Solve the recurrence $T(n)=2T(n−1)+(n-1)$

Question

This is a recurrence question. I need to solve it using recurrence.

$$T(n)=2T(n−1)+(n-1) \quad T(0) = 0$$

Could somebody please solve it.

p.s: This is not a homework question. My algorithm exams are coming up and I was trying to solve this

Edit: I tried solving this using the recursive approach i.e. substitute the value to T(n-1) and then substitute T(n-1) with T(n-2) and so on and so forth. After this I generalise it using k. Since T(0) = 0, I then equate the generalised term inside T to 0 and solve for k in terms of n. After which I substitute the value of k in the generalised equation leaving me with terms containing n only.

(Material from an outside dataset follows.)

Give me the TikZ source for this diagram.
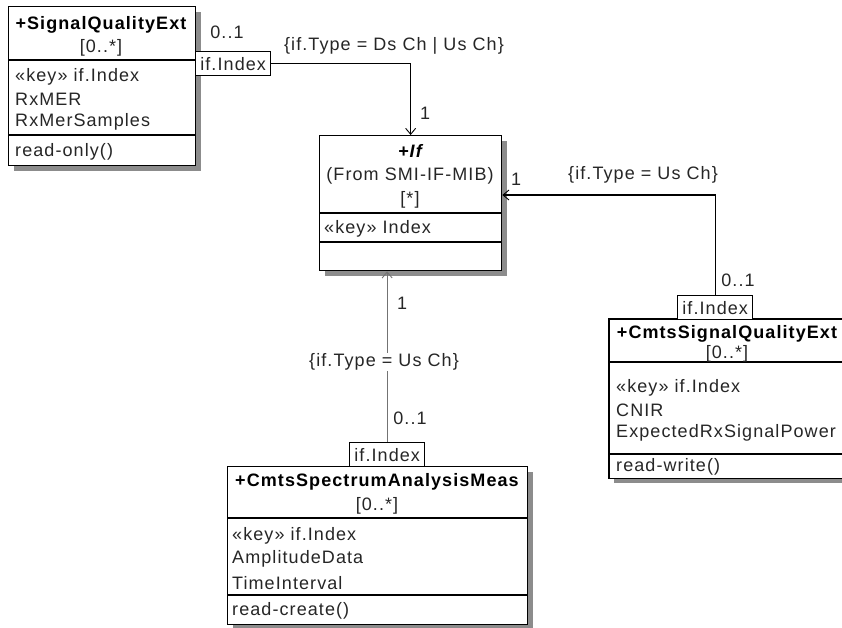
\documentclass[tikz,border=0pt]{standalone}
\usepackage{fontspec}
\setmainfont{Liberation Sans}[LetterSpace=6]
\usetikzlibrary{arrows.meta,shadows}
\newcommand\fsz{\fontsize{18}{21}\selectfont}
\begin{document}
\begin{tikzpicture}[x=1pt,y=-1pt,
  umlbox/.style={draw, line width=1.3pt, fill=white, anchor=north west, inner sep=0,
    drop shadow={shadow xshift=5pt, shadow yshift=-5pt, fill=black!45, opacity=1}},
  openbox/.style={fill=white, anchor=north west, inner sep=0,
    drop shadow={shadow xshift=5pt, shadow yshift=-5pt, fill=black!45, opacity=1}},
  qual/.style={draw, line width=1.3pt, fill=white, anchor=north west, inner sep=0,
    minimum width=75pt, minimum height=24pt},
  divider/.style={line width=1.3pt},
  conn/.style={line width=1.2pt, -{Straight Barb[length=6pt,width=10pt,line width=0.9pt]}},
  txt/.style={inner sep=0, anchor=west, font=\fsz, text=black!85},
  ctxt/.style={inner sep=0, font=\fsz, text=black!85},
  ttl/.style={inner sep=0, font=\fsz\bfseries, text=black},
  lbl/.style={inner sep=1pt, font=\fsz, text=black!85}]
\useasboundingbox (0,0) rectangle (842,627);

% ---- SignalQualityExt
\node[umlbox, minimum width=187pt, minimum height=159pt] (A) at (8,6) {};
\draw[divider] (A.west |- 0,60) -- (A.east |- 0,60);
\draw[divider] (A.west |- 0,135) -- (A.east |- 0,135);
\node[ttl] (At) at (101,25) {+SignalQualityExt};
\node[ctxt] (Am) at (101,48) {[0..*]};
\node[txt] (A1) at (15,77) {«key» if.Index};
\node[txt] (A2) at (15,99) {RxMER};
\node[txt] (A3) at (15,122) {RxMerSamples};
\node[txt] (A4) at (15,152) {read-only()};
\node[qual] (qA) at (195,51) {};
\node[ctxt] (qAt) at (qA.center) {if.Index};

% ---- If
\node[umlbox, minimum width=182pt, minimum height=135pt] (IF) at (319,135) {};
\draw[divider] (IF.west |- 0,213) -- (IF.east |- 0,213);
\draw[divider] (IF.west |- 0,242) -- (IF.east |- 0,242);
\node[ttl, font=\fsz\bfseries\itshape] (IFt) at (410,151) {+If};
\node[ctxt] (IFs) at (410,176) {(From SMI-IF-MIB)};
\node[ctxt] (IFm) at (410,200) {[*]};
\node[txt] (IF1) at (324,229) {«key» Index};

% ---- CmtsSignalQualityExt (its right side runs off the page)
\node[openbox, minimum width=260pt, minimum height=159pt] (C) at (609,319) {};
\draw[divider] (C.north east) -- (C.north west) -- (C.south west) -- (C.south east);
\draw[divider] (C.west |- 0,362) -- (C.east |- 0,362);
\draw[divider] (C.west |- 0,454) -- (C.east |- 0,454);
\node[ttl] (Ct) at (727,334) {+CmtsSignalQualityExt};
\node[ctxt] (Cm) at (727,354) {[0..*]};
\node[txt] (C1) at (616,388) {«key» if.Index};
\node[txt] (C2) at (616,410) {CNIR};
\node[txt] (C3) at (616,433) {ExpectedRxSignalPower};
\node[txt] (C4) at (616,467) {read-write()};
\node[qual] (qC) at (677,295) {};
\node[ctxt] (qCt) at (qC.center) {if.Index};

% ---- CmtsSpectrumAnalysisMeas
\node[umlbox, minimum width=300pt, minimum height=158pt] (D) at (227,466) {};
\draw[divider] (D.west |- 0,518) -- (D.east |- 0,518);
\draw[divider] (D.west |- 0,595) -- (D.east |- 0,595);
\node[ttl] (Dt) at (377,482) {+CmtsSpectrumAnalysisMeas};
\node[ctxt] (Dm) at (377,506) {[0..*]};
\node[txt] (D1) at (232,536) {«key» if.Index};
\node[txt] (D2) at (232,559) {AmplitudeData};
\node[txt] (D3) at (232,583) {TimeInterval};
\node[txt] (D4) at (232,611) {read-create()};
\node[qual] (qD) at (349,442) {};
\node[ctxt] (qDt) at (qD.center) {if.Index};

% ---- connectors
\draw[conn] (qA.east) -| (IF.north);
\coordinate (IFr) at (IF.east |- 0,195);
\draw[conn] (qC.north) |- (IFr);
\draw[conn, black!55] (qD.north) -- (qD.north |- IF.south);

% ---- labels
\node[lbl] (l1) at (227,32) {0..1};
\node[lbl] (l2) at (394,46) {\{if.Type = Ds Ch | Us Ch\}};
\node[lbl] (l3) at (425,113) {1};
\node[lbl] (l4) at (643,175) {\{if.Type = Us Ch\}};
\node[lbl] (l5) at (516,179) {1};
\node[lbl] (l6) at (738,280) {0..1};
\node[lbl] (l7) at (402,303) {1};
\node[lbl, fill=white] (l8) at (384,362) {\{if.Type = Us Ch\}};
\node[lbl] (l9) at (410,418) {0..1};
\end{tikzpicture}
\end{document}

However I don't reach the desired solution which is 2ˆn + n - 1

Answer 1

We have, for $k\ge1$, $$\frac{T_{k}}{2^k}-\frac{T_{k-1}}{2^{k-1}}=\frac{k-1}{2^k}$$ which we can sum from $k=1$ to $k=n$, obtaining by telescoping terms $$\frac{T_{n}}{2^n}-T_{0}=\sum_{k=1}^n\frac{k-1}{2^{k-1}}$$ then use a standard result.

Answer 2

at first you must solve the equation $$T(n)=2T(n-1)$$ and then you must try to find a Special part of the inhomogeneous equation. The solution is given by $$T(n)=-1-n+2^n$$

Answer 3

Hint: Let $S(n)=T(n)+an+b$. Find $a,b$ such that $S(n)=2S(n-1)$.